His latest connection to South Africans in international sailing was working as tactician on Tina Plattner’s TP52 Phoenix in the lead up to the campaign in the 52 Super Series in 2018.
High performance
Sadler is generally away from home sailing for 10-15 days a month. ‘I find with these regattas, there’s a very high expectation of performance. I have to be very focused on getting the job done and doing the best I can. There’s no time for relaxing and having a good time. I do that when I get home.’
With Sadler spending so much time offshore, you would think that ocean sailing would be his preference but he says he enjoys sailing inland as well. ‘Inland has the appeal of the chess game –searching out the puffs of wind and the wind bends around the land. Patience, he explains, is something that develops with experience. ‘Quite often a rushed decision is where things go wrong.
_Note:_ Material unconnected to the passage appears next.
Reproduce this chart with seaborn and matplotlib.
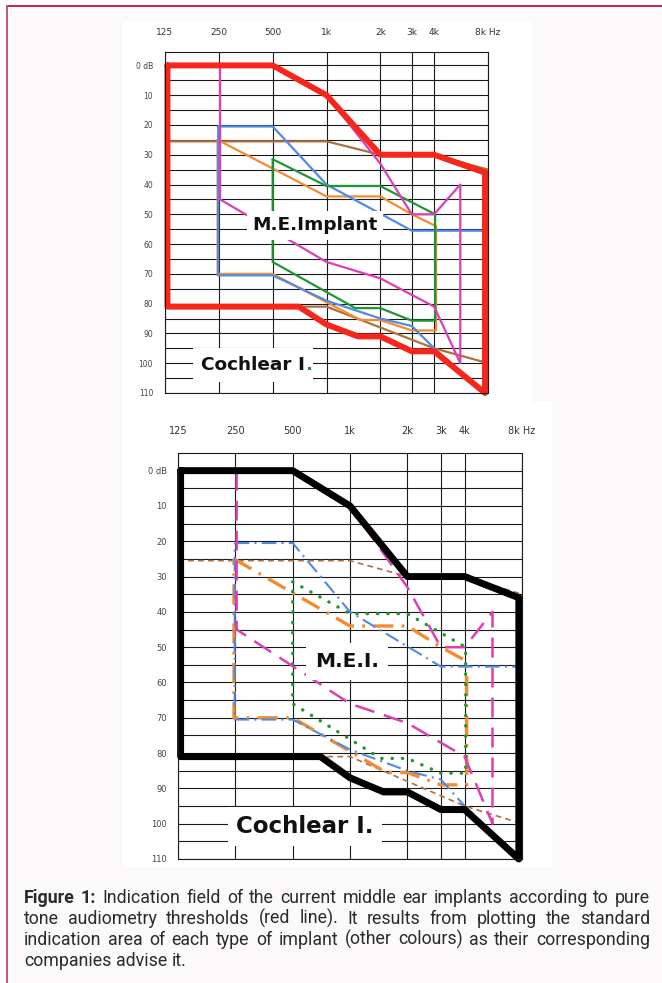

Get the information you need, wait until you’re sure of the call, then make it – whether it’s what sail you’re going to use or which side of the course you’re going to sail on,’ he says.
Coaching class
Many of the helmsmen are the owners of the yachts so his role as tactician is to help coach. ‘Sometimes you have to let them make their own mistakes so they can learn. The aim is to coach them in a relaxed way, making them feel comfortable about what we’re trying to achieve, keeping the boat in safe positions around the course but also trying to win the race by making the right decisions.” What still drives his passion for the sport after so many years? ‘The feeling of success,’ says Sadler. ‘The goal is to win. I like winning. Although sometimes winning is not necessarily coming first. It’s achieving what you set out to achieve as a team. You’re only as good as the worst guy on the boat, so you’ve got to build a team to get the best out of them and then work to get the best out of the boat.’
As for staying fit, Sadler advises sailing, sailing and more sailing. As a tactician, his game is placing a yacht in the right place on the race course to get the best out of the prevailing conditions. This is less physically demanding than that of a bowman, whose job may require him to spend hours in the gym, he explains. ‘What’s so good about sailing, is that you’ve never got it all. There’s always something to learn to progress up the ladder, to make improvements. It can be quite rewarding that way.’